#### [PROBLEM TO WORK ON]
Scan the data beneath this task and copy each line that includes "standalone".

[Code that draws figures]
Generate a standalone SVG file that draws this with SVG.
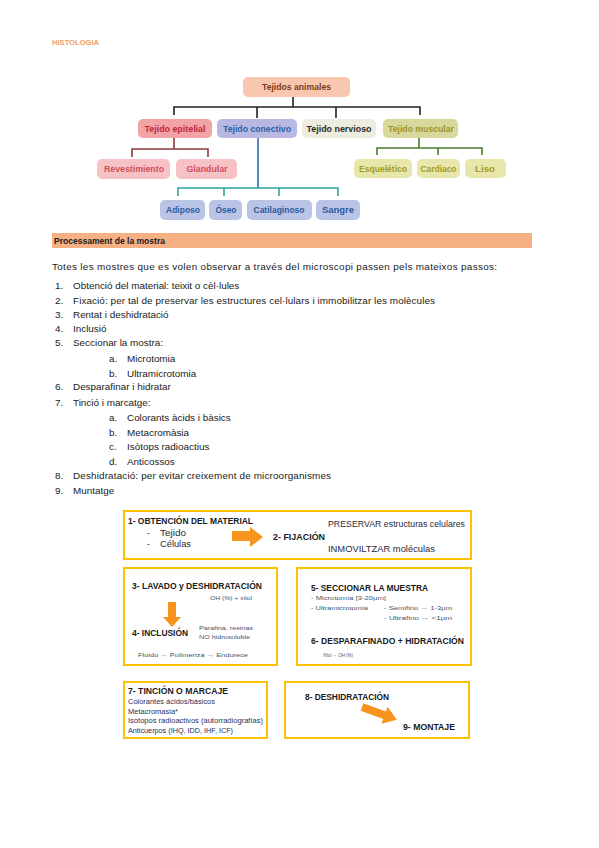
<svg xmlns="http://www.w3.org/2000/svg" width="599" height="848" viewBox="0 0 599 848">
<style>
text{font-family:"Liberation Sans",Arial,sans-serif;}
.tn{font-size:8.5px;font-weight:bold;text-anchor:middle;}
.body{font-size:9.9px;fill:#1a1a1a;}
.hd{font-size:8.5px;font-weight:bold;fill:#1a1a1a;}
.sm{font-size:7px;fill:#1f2f5a;}
.dk{font-size:8.5px;fill:#2a2a3a;}
.xs{font-size:6px;fill:#44546a;}
.box{fill:none;stroke:#ffc000;stroke-width:2;}
.arr{fill:#f7941d;}
.ln{fill:none;stroke-width:1.6;}
</style>
<rect width="599" height="848" fill="#fff"/>
<text x="52" y="45" style="font-size:7px;font-weight:bold;fill:#f0a060" textLength="47" lengthAdjust="spacingAndGlyphs">HISTOLOGIA</text>

<g id="connectors">
<path class="ln" stroke="#222" d="M293 96V107M174 115V107H420V115M257 107V118M336 107V118"/>
<path class="ln" stroke="#8b3a3a" d="M174 138V149M132 157V149H208V157"/>
<path class="ln" stroke="#2f6fb5" d="M258 138V188"/>
<path class="ln" stroke="#27a7a0" d="M178 196V188H338V196M224 188V196M279 188V196"/>
<path class="ln" stroke="#4a7a2a" d="M419 138V148M377 155V148H482V155M438 148V155"/>
</g>

<g id="n-animales"><rect x="243" y="77" width="107" height="20" rx="5" fill="#f9c7ae"/><text class="tn" x="296.5" y="90" fill="#7a3a1e" textLength="69" lengthAdjust="spacingAndGlyphs">Tejidos animales</text></g>
<g id="n-epitelial"><rect x="138" y="119" width="74" height="19" rx="5" fill="#f1a3a6"/><text class="tn" x="175" y="131.5" fill="#c0283a" textLength="61" lengthAdjust="spacingAndGlyphs">Tejido epitelial</text></g>
<g id="n-conectivo"><rect x="217" y="119" width="80" height="19" rx="5" fill="#b8b8e2"/><text class="tn" x="257" y="131.5" fill="#2e5fa6" textLength="68" lengthAdjust="spacingAndGlyphs">Tejido conectivo</text></g>
<g id="n-nervioso"><rect x="302" y="119" width="74" height="19" rx="5" fill="#ededdf"/><text class="tn" x="339" y="131.5" fill="#2a2a2a" textLength="65" lengthAdjust="spacingAndGlyphs">Tejido nervioso</text></g>
<g id="n-muscular"><rect x="383" y="119" width="75" height="19" rx="5" fill="#d9d89c"/><text class="tn" x="421" y="131.5" fill="#9a962a" textLength="66" lengthAdjust="spacingAndGlyphs">Tejido muscular</text></g>
<g id="n-revest"><rect x="97" y="159" width="73" height="20" rx="5" fill="#f7c2c5"/><text class="tn" x="134" y="172" fill="#d0505a" textLength="60" lengthAdjust="spacingAndGlyphs">Revestimiento</text></g>
<g id="n-glandular"><rect x="176" y="159" width="61" height="20" rx="5" fill="#f7c2c5"/><text class="tn" x="207" y="172" fill="#d0505a" textLength="41" lengthAdjust="spacingAndGlyphs">Glandular</text></g>
<g id="n-adiposo"><rect x="160" y="200" width="45" height="20" rx="5" fill="#bac4e7"/><text class="tn" x="183" y="213" fill="#2a5a9e" textLength="34" lengthAdjust="spacingAndGlyphs">Adiposo</text></g>
<g id="n-oseo"><rect x="209" y="200" width="33" height="20" rx="5" fill="#bac4e7"/><text class="tn" x="226" y="213" fill="#2a5a9e" textLength="21" lengthAdjust="spacingAndGlyphs">Óseo</text></g>
<g id="n-cartil"><rect x="247" y="200" width="65" height="20" rx="5" fill="#bac4e7"/><text class="tn" x="279" y="213" fill="#2a5a9e" textLength="51" lengthAdjust="spacingAndGlyphs">Catilaginoso</text></g>
<g id="n-sangre"><rect x="316" y="200" width="44" height="20" rx="5" fill="#bac4e7"/><text class="tn" x="338" y="213" fill="#2a5a9e" textLength="32" lengthAdjust="spacingAndGlyphs">Sangre</text></g>
<g id="n-esquel"><rect x="354" y="159" width="58" height="19" rx="5" fill="#e7e7ac"/><text class="tn" x="383" y="171.5" fill="#a39a1e" textLength="48" lengthAdjust="spacingAndGlyphs">Esquelético</text></g>
<g id="n-cardiaco"><rect x="417" y="159" width="43" height="19" rx="5" fill="#e7e7ac"/><text class="tn" x="438.5" y="171.5" fill="#a39a1e" textLength="36" lengthAdjust="spacingAndGlyphs">Cardiaco</text></g>
<g id="n-liso"><rect x="465" y="159" width="41" height="19" rx="5" fill="#e7e7ac"/><text class="tn" x="485" y="171.5" fill="#a39a1e" textLength="20" lengthAdjust="spacingAndGlyphs">Liso</text></g>

<rect x="52" y="233" width="480" height="15" fill="#f5b183"/>
<text x="54" y="244" style="font-size:8.5px;font-weight:bold;fill:#1a1a1a" textLength="111" lengthAdjust="spacingAndGlyphs">Processament de la mostra</text>

<g class="body">
<text x="52" y="270" textLength="445">Totes les mostres que es volen observar a través del microscopi passen pels mateixos passos:</text>
<text x="55" y="289">1.</text><text x="73" y="289">Obtenció del material: teixit o cèl·lules</text>
<text x="55" y="304">2.</text><text x="73" y="304" textLength="362">Fixació: per tal de preservar les estructures cel·lulars i immobilitzar les molècules</text>
<text x="55" y="318">3.</text><text x="73" y="318">Rentat i deshidratació</text>
<text x="55" y="332">4.</text><text x="73" y="332">Inclusió</text>
<text x="55" y="346">5.</text><text x="73" y="346">Seccionar la mostra:</text>
<text x="109" y="362">a.</text><text x="127" y="362">Microtomia</text>
<text x="109" y="377">b.</text><text x="127" y="377">Ultramicrotomia</text>
<text x="55" y="390">6.</text><text x="73" y="390">Desparafinar i hidratar</text>
<text x="55" y="406">7.</text><text x="73" y="406">Tinció i marcatge:</text>
<text x="109" y="421">a.</text><text x="127" y="421">Colorants àcids i bàsics</text>
<text x="109" y="436">b.</text><text x="127" y="436">Metacromàsia</text>
<text x="109" y="450">c.</text><text x="127" y="450">Isòtops radioactius</text>
<text x="109" y="465">d.</text><text x="127" y="465">Anticossos</text>
<text x="55" y="479">8.</text><text x="73" y="479" textLength="258">Deshidratació: per evitar creixement de microorganismes</text>
<text x="55" y="494">9.</text><text x="73" y="494">Muntatge</text>
</g>

<g id="box1">
<rect class="box" x="124" y="511" width="347" height="48"/>
<text class="hd" x="128" y="524" textLength="125" lengthAdjust="spacingAndGlyphs">1- OBTENCIÓN DEL MATERIAL</text>
<text class="dk" x="147" y="536">-</text><text class="dk" x="160" y="536" textLength="26" lengthAdjust="spacingAndGlyphs">Tejido</text>
<text class="dk" x="147" y="547">-</text><text class="dk" x="160" y="547" textLength="31" lengthAdjust="spacingAndGlyphs">Células</text>
<polygon class="arr" points="232,531 250,531 250,527 263,537 250,547 250,541 232,541"/>
<text class="hd" x="273" y="540" textLength="52" lengthAdjust="spacingAndGlyphs">2- FIJACIÓN</text>
<text class="dk" x="328" y="527" textLength="137" lengthAdjust="spacingAndGlyphs">PRESERVAR estructuras celulares</text>
<text class="dk" x="328" y="552" textLength="107" lengthAdjust="spacingAndGlyphs">INMOVILTZAR moléculas</text>
</g>

<g id="box2">
<rect class="box" x="124" y="568" width="153" height="97"/>
<text class="hd" x="132" y="589" textLength="130" lengthAdjust="spacingAndGlyphs">3- LAVADO y DESHIDRATACIÓN</text>
<text class="xs" x="210" y="600" textLength="42" lengthAdjust="spacingAndGlyphs" fill="#333">OH (%) + xilol</text>
<polygon class="arr" points="168,602 176,602 176,617 181,617 172,627 163,617 168,617"/>
<text class="hd" x="132" y="636" textLength="56" lengthAdjust="spacingAndGlyphs">4- INCLUSIÓN</text>
<text class="xs" x="199" y="630" textLength="54" lengthAdjust="spacingAndGlyphs">Parafina, resinas</text>
<text class="xs" x="199" y="639" textLength="51" lengthAdjust="spacingAndGlyphs">NO hidrosoluble</text>
<text class="xs" x="138" y="657" textLength="110" lengthAdjust="spacingAndGlyphs">Fluido → Polimeriza → Endurece</text>
</g>

<g id="box3">
<rect class="box" x="297" y="568" width="174" height="97"/>
<text class="hd" x="311" y="591" textLength="117" lengthAdjust="spacingAndGlyphs">5- SECCIONAR LA MUESTRA</text>
<text class="xs" x="311" y="600" textLength="75" lengthAdjust="spacingAndGlyphs">- Microtomía [3-20µm]</text>
<text class="xs" x="311" y="610" textLength="57" lengthAdjust="spacingAndGlyphs">- Ultramicrotomía</text>
<text class="xs" x="384" y="610" textLength="68" lengthAdjust="spacingAndGlyphs">- Semifino → 1-3µm</text>
<text class="xs" x="384" y="620" textLength="68" lengthAdjust="spacingAndGlyphs">- Ultrafino → &lt;1µm</text>
<text class="hd" x="311" y="644" textLength="153" lengthAdjust="spacingAndGlyphs">6- DESPARAFINADO + HIDRATACIÓN</text>
<text class="xs" x="323" y="657" textLength="30" lengthAdjust="spacingAndGlyphs">Xilol → OH (%)</text>
</g>

<g id="box4">
<rect class="box" x="124" y="682" width="143" height="56"/>
<text class="hd" x="128" y="694" textLength="100" lengthAdjust="spacingAndGlyphs">7- TINCIÓN O MARCAJE</text>
<text class="sm" x="128" y="704" textLength="87" lengthAdjust="spacingAndGlyphs">Colorantes ácidos/básicos</text>
<text class="sm" x="128" y="714" textLength="50" lengthAdjust="spacingAndGlyphs">Metacromasia*</text>
<text class="sm" x="128" y="723" textLength="135" lengthAdjust="spacingAndGlyphs">Isótopos radioactivos (autorradiografías)</text>
<text class="sm" x="128" y="733" textLength="105" lengthAdjust="spacingAndGlyphs">Anticuerpos (IHQ, IDD, IHF, ICF)</text>
</g>

<g id="box5">
<rect class="box" x="285" y="682" width="184" height="56"/>
<text class="hd" x="305" y="700" textLength="84" lengthAdjust="spacingAndGlyphs">8- DESHIDRATACIÓN</text>
<polygon class="arr" transform="translate(362,707) rotate(20)" points="0,-4 24,-4 24,-9 37,0 24,9 24,4 0,4"/>
<text class="hd" x="403" y="730" textLength="52" lengthAdjust="spacingAndGlyphs">9- MONTAJE</text>
</g>
</svg>
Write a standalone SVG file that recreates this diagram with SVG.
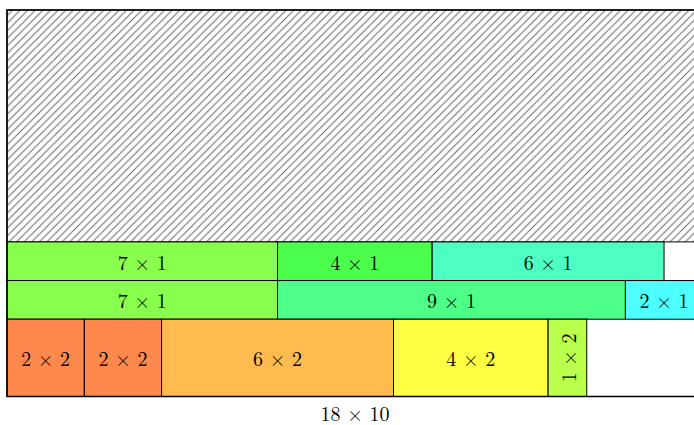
<svg xmlns="http://www.w3.org/2000/svg" width="694" height="425" viewBox="0 0 694 425">
<defs>
<pattern id="hatch" patternUnits="userSpaceOnUse" width="7.6" height="7.6">
<path d="M-1,1 L1,-1 M0,7.6 L7.6,0 M6.6,8.6 L8.6,6.6" stroke="#666" stroke-width="1"/>
</pattern>
</defs>
<style>
.c{stroke:#000;stroke-width:1}
.t{font-family:"Latin Modern Roman","Liberation Serif","DejaVu Serif",serif;font-size:20px;fill:#000;text-anchor:middle;dominant-baseline:central}
</style>
<rect id="hatched" x="7" y="10" width="695.7" height="231.9" fill="url(#hatch)" stroke="#000" stroke-width="1"/>
<g id="r7x1a"><rect class="c" x="7" y="241.9" width="270.55" height="38.65" fill="#88ff4d"/><text class="t" x="142.3" y="261.2">7 × 1</text></g>
<g id="r4x1"><rect class="c" x="277.55" y="241.9" width="154.6" height="38.65" fill="#4dff4d"/><text class="t" x="354.85" y="261.2">4 × 1</text></g>
<g id="r6x1"><rect class="c" x="432.15" y="241.9" width="231.9" height="38.65" fill="#4dffc3"/><text class="t" x="548.1" y="261.2">6 × 1</text></g>
<g id="r7x1b"><rect class="c" x="7" y="280.55" width="270.55" height="38.65" fill="#88ff4d"/><text class="t" x="142.3" y="299.9">7 × 1</text></g>
<g id="r9x1"><rect class="c" x="277.55" y="280.55" width="347.85" height="38.65" fill="#4dff88"/><text class="t" x="451.5" y="299.9">9 × 1</text></g>
<g id="r2x1"><rect class="c" x="625.4" y="280.55" width="77.3" height="38.65" fill="#4dffff"/><text class="t" x="664.05" y="299.9">2 × 1</text></g>
<g id="r2x2a"><rect class="c" x="7" y="319.2" width="77.3" height="77.3" fill="#ff884d"/><text class="t" x="45.65" y="357.85">2 × 2</text></g>
<g id="r2x2b"><rect class="c" x="84.3" y="319.2" width="77.3" height="77.3" fill="#ff884d"/><text class="t" x="122.95" y="357.85">2 × 2</text></g>
<g id="r6x2"><rect class="c" x="161.6" y="319.2" width="231.9" height="77.3" fill="#ffbb4d"/><text class="t" x="277.55" y="357.85">6 × 2</text></g>
<g id="r4x2"><rect class="c" x="393.5" y="319.2" width="154.6" height="77.3" fill="#ffff44"/><text class="t" x="470.8" y="357.85">4 × 2</text></g>
<g id="r1x2"><rect class="c" x="548.1" y="319.2" width="38.65" height="77.3" fill="#bbff4d"/><text class="t" transform="translate(567.4,357.85) rotate(-90)" x="0" y="0">1 × 2</text></g>
<g id="outline"><path d="M702.7,10 H7 V396.5 H702.7" fill="none" stroke="#000" stroke-width="1.5"/></g>
<g id="label"><text class="t" x="355" y="412">18 × 10</text></g>
</svg>
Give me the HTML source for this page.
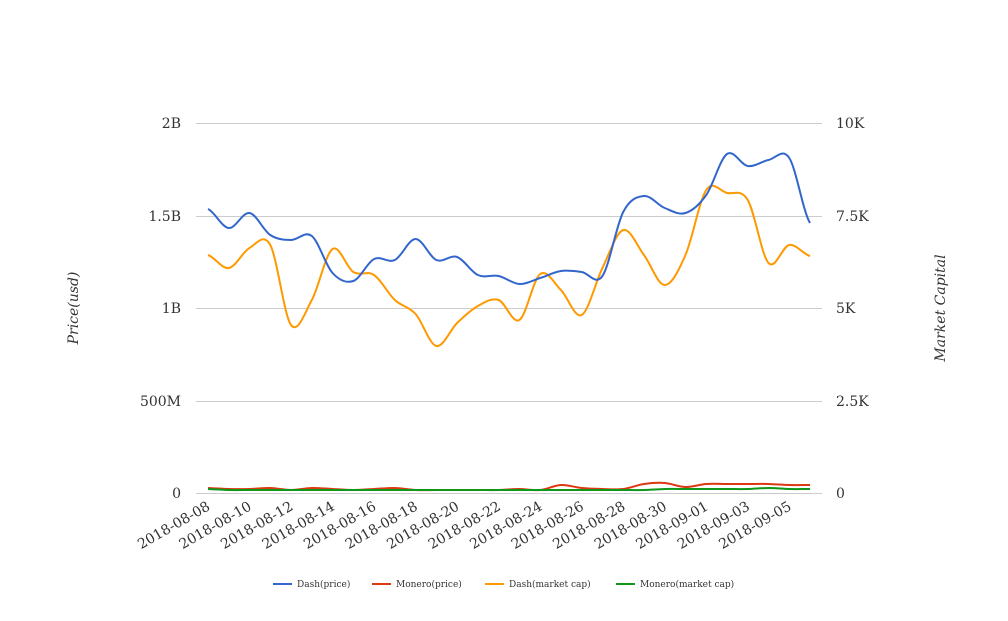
<!DOCTYPE html>
<html><head><meta charset="utf-8"><style>
html,body{margin:0;padding:0;background:#fff;}
svg text{font-family:"DejaVu Serif","Liberation Serif",serif;fill:#333;}
</style></head><body>
<svg id="c" width="1008" height="616" viewBox="0 0 1008 616" xmlns="http://www.w3.org/2000/svg">
<g stroke="#ccc" stroke-width="1">
<line x1="196" y1="123.5" x2="822" y2="123.5"/>
<line x1="196" y1="216.5" x2="822" y2="216.5"/>
<line x1="196" y1="308.5" x2="822" y2="308.5"/>
<line x1="196" y1="401.5" x2="822" y2="401.5"/>
<line x1="196" y1="493.5" x2="822" y2="493.5"/>
</g>
<g font-size="14" text-anchor="end">
<text x="181" y="128">2B</text>
<text x="181" y="221">1.5B</text>
<text x="181" y="313">1B</text>
<text x="181" y="406">500M</text>
<text x="181" y="498">0</text>
</g>
<g font-size="14" text-anchor="start">
<text x="836" y="128">10K</text>
<text x="836" y="221">7.5K</text>
<text x="836" y="313">5K</text>
<text x="836" y="406">2.5K</text>
<text x="836" y="498">0</text>
</g>
<text font-size="14" font-style="italic" text-anchor="middle" transform="translate(78,308) rotate(-90)">Price(usd)</text>
<text font-size="14" font-style="italic" text-anchor="middle" transform="translate(945,308) rotate(-90)">Market Capital</text>
<g id="xl" font-size="14" text-anchor="end"></g>
<g id="lines" fill="none" stroke-width="2"></g>
<g font-size="9">
<line x1="273" y1="584" x2="292" y2="584" stroke="#3366cc" stroke-width="2"/><text x="297" y="587">Dash(price)</text>
<line x1="372" y1="584" x2="391" y2="584" stroke="#dc3912" stroke-width="2"/><text x="396" y="587">Monero(price)</text>
<line x1="485" y1="584" x2="504" y2="584" stroke="#ff9900" stroke-width="2"/><text x="509" y="587">Dash(market cap)</text>
<line x1="616" y1="584" x2="635" y2="584" stroke="#109618" stroke-width="2"/><text x="640" y="587">Monero(market cap)</text>
</g>
</svg>
<script>
var NS="http://www.w3.org/2000/svg";
function X(i){return 208+i*20.76;}
var xl=document.getElementById('xl');
var d=new Date(Date.UTC(2018,7,8));
for(var i=0;i<30;i+=2){
 var dt=new Date(d.getTime()+i*864e5);
 var s=dt.getUTCFullYear()+"-"+String(dt.getUTCMonth()+1).padStart(2,"0")+"-"+String(dt.getUTCDate()).padStart(2,"0");
 var t=document.createElementNS(NS,"text");
 t.setAttribute("transform","translate("+(X(i)+3)+",509) rotate(-30)");
 t.textContent=s;xl.appendChild(t);
}
var series=[
["#ff9900",[255,268,248,245,325,300,249,272,275,300,314,346,323,306,300,320,274,290,315,268,230,255,285,255,190,193,200,263,245,256]],
["#3366cc",[209,228,213,235,240,236,273,281,259,260,239,260,257,275,276,284,278,271,272,276,212,196,208,213,195,154,166,160,158,223]],
["#dc3912",[488,489,489,488,490,488,489,490,489,488,490,490,490,490,490,489,490,485,488,489,489,484,483,487,484,484,484,484,485,485]],
["#109618",[489,490,490,490,490,490,490,490,490,490,490,490,490,490,490,490,490,490,490,490,490,490,489,489,489,489,489,488,489,489]]
];
var g=document.getElementById('lines');
series.forEach(function(s){
 var y=s[1],n=y.length,p="M"+X(0)+","+y[0];
 for(var i=0;i<n-1;i++){
  var y0=y[Math.max(i-1,0)],y3=y[Math.min(i+2,n-1)];
  var x1=X(i),x2=X(i+1);
  p+=" C"+(x1+20.76/3)+","+(y[i]+(y[i+1]-y0)/6)+" "+(x2-20.76/3)+","+(y[i+1]-(y3-y[i])/6)+" "+x2+","+y[i+1];
 }
 var e=document.createElementNS(NS,"path");
 e.setAttribute("d",p);e.setAttribute("stroke",s[0]);g.appendChild(e);
});
</script>
</body></html>
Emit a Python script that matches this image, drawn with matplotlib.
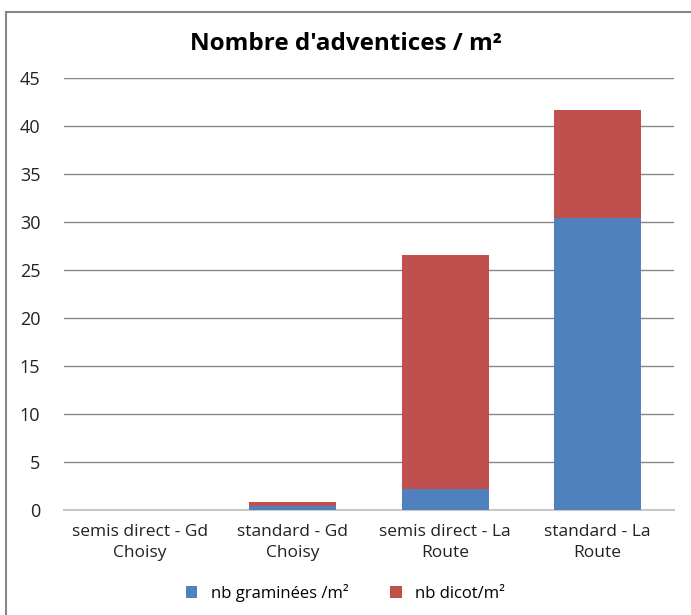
import matplotlib

matplotlib.use("Agg")
import matplotlib.pyplot as plt
import numpy as np
from matplotlib.patches import Rectangle

categories = ["semis direct - Gd\nChoisy", "standard - Gd\nChoisy",
              "semis direct - La\nRoute", "standard - La\nRoute"]
graminees = [0.0, 0.45, 2.2, 30.4]
dicot = [0.0, 0.4, 24.4, 11.3]

plt.rcParams["font.family"] = ["Open Sans", "DejaVu Sans"]

fig = plt.figure(figsize=(6.91, 6.15), dpi=100)
ax = fig.add_axes([0.0926, 0.1707, 0.8824, 0.7023])

x = np.arange(len(categories))
ax.bar(x, graminees, width=0.57, color="#4f81bd", label="nb graminées /m²", zorder=3)
ax.bar(x, dicot, width=0.57, bottom=graminees, color="#c0504d", label="nb dicot/m²", zorder=3)

ax.set_xlim(-0.5, 3.5)
ax.set_ylim(0, 45)
ax.set_yticks(range(0, 46, 5))
ax.set_xticks(x)
ax.set_xticklabels(categories, fontsize=12.5, color="#222222", linespacing=1.45)
ax.tick_params(axis="y", labelsize=13, length=0, pad=17, labelcolor="#222222")
ax.tick_params(axis="x", length=0, pad=10)
ax.grid(axis="y", color="#868686", linewidth=1, zorder=0)
for s in ["top", "right", "left"]:
    ax.spines[s].set_visible(False)
ax.spines["bottom"].set_color("#c8c8c8")
ax.spines["bottom"].set_linewidth(1.5)

fig.text(0.5, 0.928, "Nombre d'adventices / m²", ha="center", va="center",
         fontsize=17.5, fontweight="bold")

fig.legend(loc="lower center", bbox_to_anchor=(0.5, -0.003), ncol=2, frameon=False,
           fontsize=12, handlelength=0.7, handleheight=0.7, columnspacing=2.5)

fig.patches.append(Rectangle((6 / 691, -0.01), 1.0, 1 - 12 / 615 + 0.01,
                             transform=fig.transFigure, fill=False,
                             edgecolor="#868686", linewidth=1.5))

fig.savefig("out.png", dpi=100)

#### [TASK RESULT]
Generate a standalone SVG file that draws this with SVG.
Write a standalone SVG file that recreates this diagram with SVG.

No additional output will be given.